Baru-baru ini, beberapa peneliti OpenAI mengundurkan diri setelah perusahaan tersebut membubarkan tim “Superalignment”. Tim ini yang berfokus pada penanganan risiko jangka panjang AI, dan kepergian salah satu pendiri OpenAI, Ilya Sutskever, yang telah memperjuangkan keselamatan di perusahaan.
Salah satu mantan peneliti, Jan Leike, mengatakan bahwa, “Budaya dan proses keselamatan tidak lagi menjadi prioritas bagi produk yang cemerlang di OpenAI."
Advertisement
OpenAI Sebut Ada Perusahaan Israel Pakai AI untuk Sebar Disinformasi
Di sisi lain, OpenAI merilis laporan yang menyebutkan kalau tool kecerdasan buatan dipakai dalam operasi rahasia dari Israel, Rusia, Tiongkok, dan Iran untuk menyebar disinformasi.

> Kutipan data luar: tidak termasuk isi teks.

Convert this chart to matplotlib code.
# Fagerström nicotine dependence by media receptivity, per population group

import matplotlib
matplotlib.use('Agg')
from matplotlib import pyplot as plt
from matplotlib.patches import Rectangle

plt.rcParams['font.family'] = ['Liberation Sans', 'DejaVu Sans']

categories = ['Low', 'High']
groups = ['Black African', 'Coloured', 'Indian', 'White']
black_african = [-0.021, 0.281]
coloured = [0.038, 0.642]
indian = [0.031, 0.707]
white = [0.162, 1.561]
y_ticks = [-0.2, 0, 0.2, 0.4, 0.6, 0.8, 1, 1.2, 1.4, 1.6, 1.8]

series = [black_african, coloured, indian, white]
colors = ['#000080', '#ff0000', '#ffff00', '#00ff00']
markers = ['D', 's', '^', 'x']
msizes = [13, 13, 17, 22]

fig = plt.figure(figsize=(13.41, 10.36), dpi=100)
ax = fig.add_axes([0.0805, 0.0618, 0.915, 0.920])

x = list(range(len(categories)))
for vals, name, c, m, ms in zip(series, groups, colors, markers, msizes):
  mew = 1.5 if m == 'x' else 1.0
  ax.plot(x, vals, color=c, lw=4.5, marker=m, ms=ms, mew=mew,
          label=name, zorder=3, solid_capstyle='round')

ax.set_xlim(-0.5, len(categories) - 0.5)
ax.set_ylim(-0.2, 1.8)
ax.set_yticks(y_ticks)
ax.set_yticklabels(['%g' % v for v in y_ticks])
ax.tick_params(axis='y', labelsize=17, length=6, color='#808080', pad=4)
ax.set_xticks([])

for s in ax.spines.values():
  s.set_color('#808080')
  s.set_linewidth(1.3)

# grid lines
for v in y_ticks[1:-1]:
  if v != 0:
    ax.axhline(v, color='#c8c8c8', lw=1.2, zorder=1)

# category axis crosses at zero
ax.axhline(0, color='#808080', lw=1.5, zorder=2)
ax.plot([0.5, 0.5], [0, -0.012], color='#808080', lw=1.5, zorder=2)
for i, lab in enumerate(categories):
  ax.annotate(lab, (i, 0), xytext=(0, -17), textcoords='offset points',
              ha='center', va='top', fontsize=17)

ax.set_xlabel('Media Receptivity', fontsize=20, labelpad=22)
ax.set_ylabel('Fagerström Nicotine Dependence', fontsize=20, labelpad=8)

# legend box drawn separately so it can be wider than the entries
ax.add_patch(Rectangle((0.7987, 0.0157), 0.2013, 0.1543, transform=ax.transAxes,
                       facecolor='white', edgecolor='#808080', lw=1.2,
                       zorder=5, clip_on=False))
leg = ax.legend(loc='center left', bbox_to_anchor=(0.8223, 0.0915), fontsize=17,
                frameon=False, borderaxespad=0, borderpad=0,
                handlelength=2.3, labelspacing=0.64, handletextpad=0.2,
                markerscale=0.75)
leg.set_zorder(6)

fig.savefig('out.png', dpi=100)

Mengutip The Guardian, Kamis (6/6/2024), aktor jahat menggunakan model AI generatif dari OpenAI untuk membuat dan mengunggah konten propaganda di seluruh platform media sosial. AI generatif juga dipakai untuk menerjemahkan konten tersebut ke bahasa berbeda.
Laporan juga mengungkap, sejauh ini tak satu pun dari kampanye jahat menjangkau khalayak luas.
Namun, karena AI generatif telah menjadi industri yang booming, ada kekhawatiran luas di kalangan peneliti dan anggota parlemen kalau AI akan dipakai untuk meningkatkan kuantitas disinformasi di internet.
Pembesut ChatGPT, OpenAI, sebelumnya mencoba meredakan kekhawatiran ini dan menerapkan batasan pada teknologi mereka.
Salah satu caranya dengan laporan 39 halaman dari OpenAI, tentang penggunaan software mereka (oleh pihak tak bertanggung jawab) untuk propaganda.
OpenAI mengklaim, para peneliti mereka menemukan dan melarang akun yang terkait dengan lima operasi selama tiga bulan terakhir yang berasal dari aktor negara dan swasta.
Untuk kasus di Rusia misalnya, dua operasi membuat dan menyebarkan konten mengkritik AS, Ukraina, dan beberapa negara Baltik lainnya.
Salah satu operasi menggunakan model OpenAI untuk men-debug kode dan membuat bot yang diunggah di Telegram.
Perusahaan Israel Pakai AI untuk Bikin dan Sebar Disinformasi
Pengaruh operasi Tiongkok, di sisi lain, telah menghasilkan teks dalam bahasa Inggris, Tiongkok, Jepang, dan Korea yang kemudian diunggah di X alias Twitter dan di Medium.
Adapun aktor Iran, menghasilkan artikel dengan bantuan AI. Artikel ini bersifat menyerang AS dan Israel. Artikel kemudian diterjemahkan ke bahasa Inggris dan Prancis.
Lalu, sebuah perusahaan politik asal Israel bernama Stoic menjalankan jaringan akun media sosial palsu yang membuat berbagai konten. Termasuk di antaranya unggahan yang menuding protes mahasiswa AS terhadap serangan Israel ke Gaza adalah tindakan antisemit.
Meta di sisi lain, juga memblokir perusahaan Israel Stoic dari platformnya, karena dianggap sudah melanggar kebijakan.